Vanessa no tiene respuesta razonable a esa pregunta. ¿Dónde empezará y dónde acabará este sueño?
—¿Lleváis viéndome todo el tiempo? —pregunta.
Su madre la mira ahora totalmente despabilada.
—Oye, ¿te has metido algo?
—¡Sois todos retrasados! —grita Vanessa y echa a correr hacia el vestíbulo.
Tiene miedo, ahora está muerta de miedo, pero no piensa permitir que lo noten. Así que se pone los zapatos y coge la mochila de un tirón.
—¡Tú no vas a ninguna parte! —le grita su madre.
—¿Es que quieres que me salte las clases? —le grita ella a su vez antes de cerrar de un portazo que retumba por toda la escalera.
Baja los peldaños a la carrera, sale a la calle, cruza hasta la parada del cinco y llega justo a tiempo de cogerlo.
Menos mal que no conoce a ninguno de los que viajan a esa hora. Se sienta al fondo.
Solo existen dos explicaciones de lo ocurrido aquella mañana tan rara. Una, que se haya vuelto loca. La otra, que haya vuelto a andar en sueños. Cuando era pequeña le ocurría con mucha frecuencia. A su madre le encanta avergonzarla contando el día en que se sentó a hacer pis en la alfombra de la entrada. Vanessa aún recuerda lo que sentía al encontrarse en aquel estado intermedio entre el sueño y la vigilia.
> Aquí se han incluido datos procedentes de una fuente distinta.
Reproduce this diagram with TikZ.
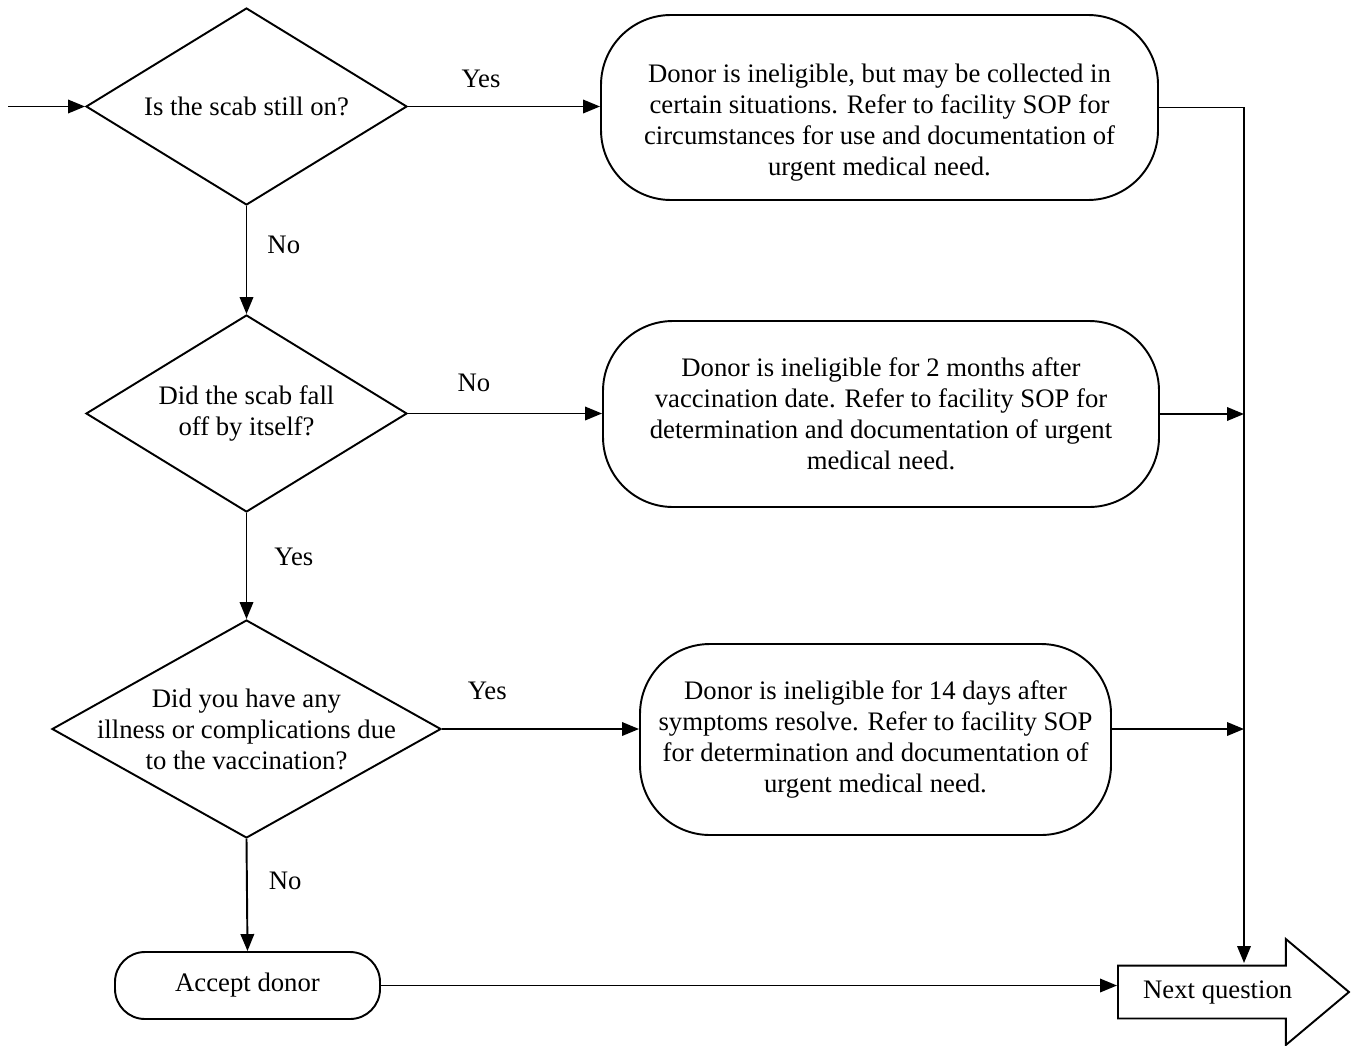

Pero en el fondo sabe perfectamente que lo de esta mañana ha sido algo completamente distinto.
He ido sonámbula por la casa, se dice resuelta.
La otra explicación es demasiado espantosa.
Vanessa mira por la ventanilla y, cuando el autobús entra en el túnel, atisba su reflejo en el cristal. Dos ojos sin maquillar la miran fijamente.
—Vaya puta mierda —murmura al tiempo que rebusca en el interior de la mochila.
Lo único que encuentra es un brillo de labios. Se ha dejado en casa la bolsa del maquillaje, tirada en el suelo. Desde los diez años, nunca ha ido a la escuela sin maquillar y no le apetece nada empezar ahora. Con un trauma ya tiene bastante por hoy.
El autobús continúa a través del polígono industrial desierto. Su madre se pone pesadísima cuando cuenta que la fábrica era el orgullo de la ciudad cuando ella era pequeña. Vamos, que uno podía sentirse orgulloso de ser de Engelsfors. Vanessa no comprende de qué había que estar orgulloso. Seguramente, aquella ciudad era igual de fea y aburrida por aquel entonces.
El autobús cruza las vías del tren y entra en la zona oeste. Al otro lado de la ventanilla discurre lo que su madre suele llamar irónicamente «el Beverly Hills de Bergslagen». Grandes chalés de colores claros rodeados de jardines esplendorosos. Se diría que el sol brilla con más alegría a este lado de la ciudad. Aquí viven los que tienen dinero. Los médicos. Los escasos propietarios de negocios rentables. Los vástagos de los patronos de la fundición.
Aún falta un trecho hasta el instituto. Por raro que parezca, se encuentra en un lugar bastante alejado del centro.
Como una cárcel, aislado del resto de la civilización, piensa Vanessa.